What pages, graphics, and other entities you request from the server.
Your IP address, in this case "18.104.22.168".
The "agent" string, which usually identifies the browser you are using. In this case, "CCBot/2.0 (http://commoncrawl.org/faq/)".
If you are visiting a password-protected part of a site, the userid with which you access (or try to access) the page(s).
If your visit triggers any error condition, one or more error messages detailing what went wrong.
As you can see, it's fairly standard stuff. These are the same data which are collected by pretty much every web server on the internet.
When qmail handles a message on my server, the following information is logged:
For INCOMING messages (received from a local process, or from the outside world via SMTP)
For OUTGOING messages (delivered to a local mailbox, or to another SMTP server)
If a message is delivered to a local mailbox (i.e. if my server is hosting the mailbox) then the message contents are physically stored in that mailbox until the mailbox owner deletes it.

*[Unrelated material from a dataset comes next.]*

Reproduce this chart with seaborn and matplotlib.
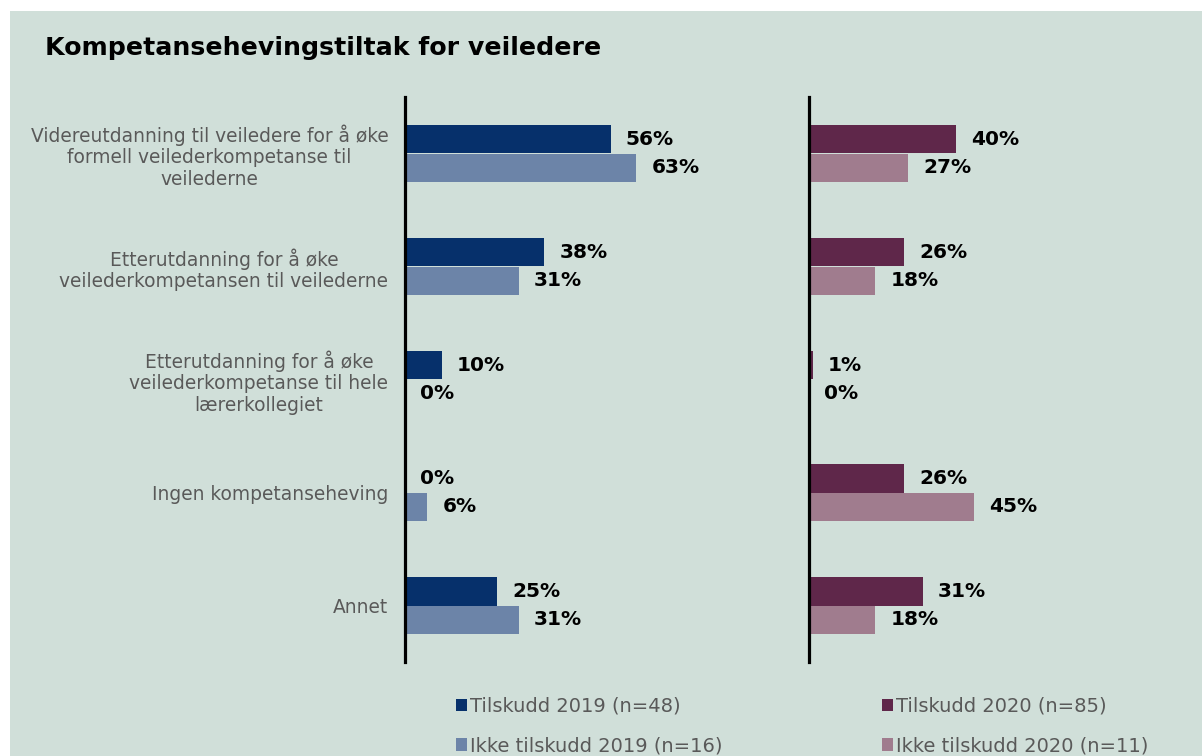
import pandas as pd
import matplotlib.pyplot as plt
import seaborn as sns
from matplotlib.patches import Patch, Rectangle

# data
kategorier = [
    "Videreutdanning til veiledere for å øke\nformell veilederkompetanse til\nveilederne",
    "Etterutdanning for å øke\nveilederkompetansen til veilederne",
    "Etterutdanning for å øke\nveilederkompetanse til hele\nlærerkollegiet",
    "Ingen kompetanseheving",
    "Annet",
]
tilskudd_2019 = [56, 38, 10, 0, 25]
ikke_tilskudd_2019 = [63, 31, 0, 6, 31]
tilskudd_2020 = [40, 26, 1, 26, 31]
ikke_tilskudd_2020 = [27, 18, 0, 45, 18]

serier_2019 = ["Tilskudd 2019 (n=48)", "Ikke tilskudd 2019 (n=16)"]
serier_2020 = ["Tilskudd 2020 (n=85)", "Ikke tilskudd 2020 (n=11)"]
farger_2019 = ["#06306B", "#6C84A8"]
farger_2020 = ["#5F274A", "#A07C8E"]

bg = "#D0DFD9"
grey = "#595959"

df19 = pd.DataFrame({
    "kategori": kategorier * 2,
    "andel": tilskudd_2019 + ikke_tilskudd_2019,
    "gruppe": [serier_2019[0]] * 5 + [serier_2019[1]] * 5,
})
df20 = pd.DataFrame({
    "kategori": kategorier * 2,
    "andel": tilskudd_2020 + ikke_tilskudd_2020,
    "gruppe": [serier_2020[0]] * 5 + [serier_2020[1]] * 5,
})

sns.set_style("white")
plt.rcParams["font.family"] = ["DejaVu Sans"]

W, H = 1202, 756
fig = plt.figure(figsize=(W / 100, H / 100), dpi=100)
fig.patch.set_facecolor("white")
fig.patches.append(Rectangle((10 / W, 0), 1 - 10 / W, 1 - 11 / H,
                             transform=fig.transFigure, facecolor=bg,
                             edgecolor="none", zorder=-10))

bottom = 1 - 662 / H
height = 565 / H
ax1 = fig.add_axes([405 / W, bottom, 367 / W, height])
ax2 = fig.add_axes([809 / W, bottom, 367 / W, height])

for ax, d, serier, farger in [(ax1, df19, serier_2019, farger_2019),
                              (ax2, df20, serier_2020, farger_2020)]:
    sns.barplot(data=d, x="andel", y="kategori", hue="gruppe",
                hue_order=serier, palette=farger, order=kategorier,
                orient="h", width=0.513, saturation=1, legend=False,
                edgecolor="none", linewidth=0, ax=ax)
    ax.set_facecolor("none")
    ax.set_xlim(0, 100)
    ax.set_ylim(4.5, -0.5)
    ax.set_xlabel("")
    ax.set_ylabel("")
    ax.set_xticks([])
    for s in ["top", "right", "bottom"]:
        ax.spines[s].set_visible(False)
    ax.spines["left"].set_color("black")
    ax.spines["left"].set_linewidth(2.3)
    for c in ax.containers:
        ax.bar_label(c, fmt="%.0f%%", padding=11, fontsize=14.5,
                     fontweight="bold", color="black")

ax1.tick_params(axis="y", length=0, pad=12, labelsize=13.4, labelcolor=grey)
plt.setp(ax1.get_yticklabels(), multialignment="center", linespacing=1.15)
ax2.set_yticks([])

fig.text(45 / W, 1 - 48 / H, "Kompetansehevingstiltak for veiledere",
         fontsize=18.2, fontweight="bold", va="center", ha="left",
         color="black")

for x0, serier, farger in [(456, serier_2019, farger_2019),
                           (882, serier_2020, farger_2020)]:
    handles = [Patch(facecolor=f, edgecolor="none") for f in farger]
    leg = fig.legend(handles, serier, loc="upper left",
                     bbox_to_anchor=(x0 / W, 1 - 697 / H), frameon=False,
                     fontsize=14, handlelength=0.55, handleheight=0.6,
                     handletextpad=0.15, labelspacing=1.05, borderpad=0,
                     borderaxespad=0)
    for t in leg.get_texts():
        t.set_color(grey)

fig.savefig("out.png", dpi=100, facecolor=fig.get_facecolor())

This machine is an authoritative DNS server for several domains, and also serves an RBL (realtime blacklist) containing entries for IPs from which I do not wish to receive mail. As such, it receives and answers requests from the outside world regarding those domains. The following information is logged for each query:
This machine is running an XMPP, or "Jabber", server. This is a form of IM (instant messaging) which does not rely on any one central server, such as "AOL Messenger", "MSN Messenger", or "Yahoo Chat". The XMPP protocol is used as the underlying protocol of "Google Chat", which means that Gmail users are able to chat with other Jabber users.
At a former job, I watched somebody (a sheriff's deputy in uniform, standing in my office) call the operator of one of the largest IM networks in the world, and ask for a list of everybody who a particular user had been chatting with for the previous three months. Twenty minutes later, this company emailed him SIX months' worth of FULL TRANSCRIPTS of the conversations. There was no court order, subpoena, or even a FAX on department letterhead... just a voice on the phone who claimed to be "Deputy so-and-so from the XYZ Sheriff's department."

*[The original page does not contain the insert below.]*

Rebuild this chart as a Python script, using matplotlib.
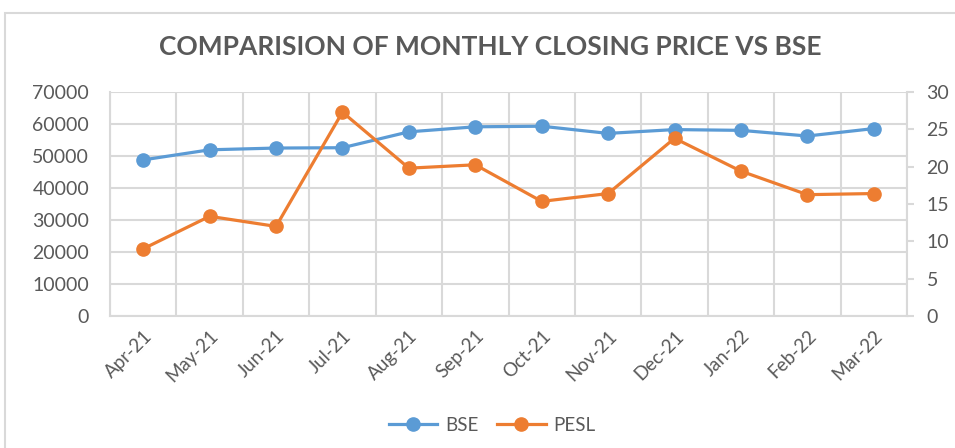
import matplotlib
matplotlib.use("Agg")
import matplotlib.pyplot as plt
from matplotlib.patches import Rectangle
from matplotlib.lines import Line2D

months = ["Apr-21", "May-21", "Jun-21", "Jul-21", "Aug-21", "Sep-21",
          "Oct-21", "Nov-21", "Dec-21", "Jan-22", "Feb-22", "Mar-22"]
bse = [48782, 51937, 52483, 52587, 57552, 59126, 59307, 57065, 58254, 58014, 56247, 58569]
pesl = [9.0, 13.35, 12.0, 27.3, 19.8, 20.25, 15.35, 16.4, 23.8, 19.4, 16.25, 16.4]
left_ticks = [0, 10000, 20000, 30000, 40000, 50000, 60000, 70000]
right_ticks = [0, 5, 10, 15, 20, 25, 30]

plt.rcParams['font.family'] = ['Lato', 'DejaVu Sans']
TXT = '#595959'
GRID = '#D9D9D9'
BLUE = '#5B9BD5'
ORANGE = '#ED7D31'

fig = plt.figure(figsize=(9.55, 4.48), dpi=100)
fig.patches.append(Rectangle((5/955, -0.1), 1.2, (448-13)/448 + 0.1, transform=fig.transFigure,
                             fill=False, edgecolor='#D9D9D9', linewidth=1.5, zorder=0))

ax = fig.add_axes([110/955, 1-316/448, (907-110)/955, (316-92)/448])
x = list(range(len(months)))
ax.plot(x, bse, color=BLUE, linewidth=2.3, marker='o', markersize=9.5, zorder=3)
ax.set_xlim(-0.5, len(months) - 0.5)
ax.set_ylim(0, 70000)
ax.set_yticks(left_ticks)
ax.set_yticklabels([str(v) for v in left_ticks])
ax.set_xticks(x)
ax.set_xticklabels(months, rotation=45, ha='right', rotation_mode='anchor')
ax.set_xticks([i - 0.5 for i in range(len(months) + 1)], minor=True)
ax.grid(True, which='minor', axis='x', color=GRID, linewidth=1.5)
ax.grid(True, which='major', axis='y', color=GRID, linewidth=1.5)
ax.tick_params(axis='x', which='major', length=0, pad=8, labelsize=13.5, labelcolor=TXT)
ax.tick_params(axis='x', which='minor', length=0)
ax.tick_params(axis='y', length=0, pad=15, labelsize=14, labelcolor=TXT)
for s in ['top', 'right']:
    ax.spines[s].set_visible(False)
for s in ['left', 'bottom']:
    ax.spines[s].set_color(GRID)
    ax.spines[s].set_linewidth(1.5)
ax.set_axisbelow(True)

ax2 = ax.twinx()
ax2.plot(x, pesl, color=ORANGE, linewidth=2.3, marker='o', markersize=9.5, zorder=3)
ax2.set_ylim(0, 30)
ax2.set_yticks(right_ticks)
ax2.set_yticklabels([str(v) for v in right_ticks])
ax2.tick_params(axis='y', length=5, width=1.5, color=GRID, pad=9, labelsize=14, labelcolor=TXT)
for s in ['top', 'left', 'bottom']:
    ax2.spines[s].set_visible(False)
ax2.spines['right'].set_color(GRID)
ax2.spines['right'].set_linewidth(1.5)

fig.text(490/955, 1-47/448, "COMPARISION OF MONTHLY CLOSING PRICE VS BSE", ha='center', va='center',
         fontsize=19, fontweight='bold', color=TXT)

handles = [Line2D([0], [0], color=BLUE, linewidth=2.3, marker='o', markersize=9.5),
           Line2D([0], [0], color=ORANGE, linewidth=2.3, marker='o', markersize=9.5)]
fig.legend(handles, ["BSE", "PESL"], loc='center', bbox_to_anchor=(492/955, 1-425/448), ncol=2,
           frameon=False, fontsize=13.5, labelcolor=TXT, handlelength=2.6, columnspacing=1.0,
           handletextpad=0.4)

fig.savefig("out.png", dpi=100, facecolor='white')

The jabber services on this machine only log the following:
When the services start, stop, connect, and disconnect with each other internally. (The "jabber server" is actually several different processes working together.)
When any "s2s" (server to server) connections start or end, and whether or not the connections are encrypted. These connections are used to pass messages from my jabber server to other jabber servers.
When any "c2s" (client to server) connections start or end, and whether or not the connections are encrypted. These connections are made from the clients on the users' machines to my server.
To say it very plainly, no message contents are ever logged. Neither is the message routing information (i.e. "John sent a message to Frank"), however by correlating the times of the c2s and s2s connections, it may be possible to figure out that one or more messages were passed between two or more users (i.e. a traffic analysis.)
The closest thing to logging messages is the PostgreSQL database, which contains each user's "buddy list" and authentication information, as well as any undelivered messages. If a user sends a message to somebody who isn't connected, or receives a message while they are not connected, the messages are held in the database until they can be delivered to the recipient. Once the message is delivered, it is deleted from the database.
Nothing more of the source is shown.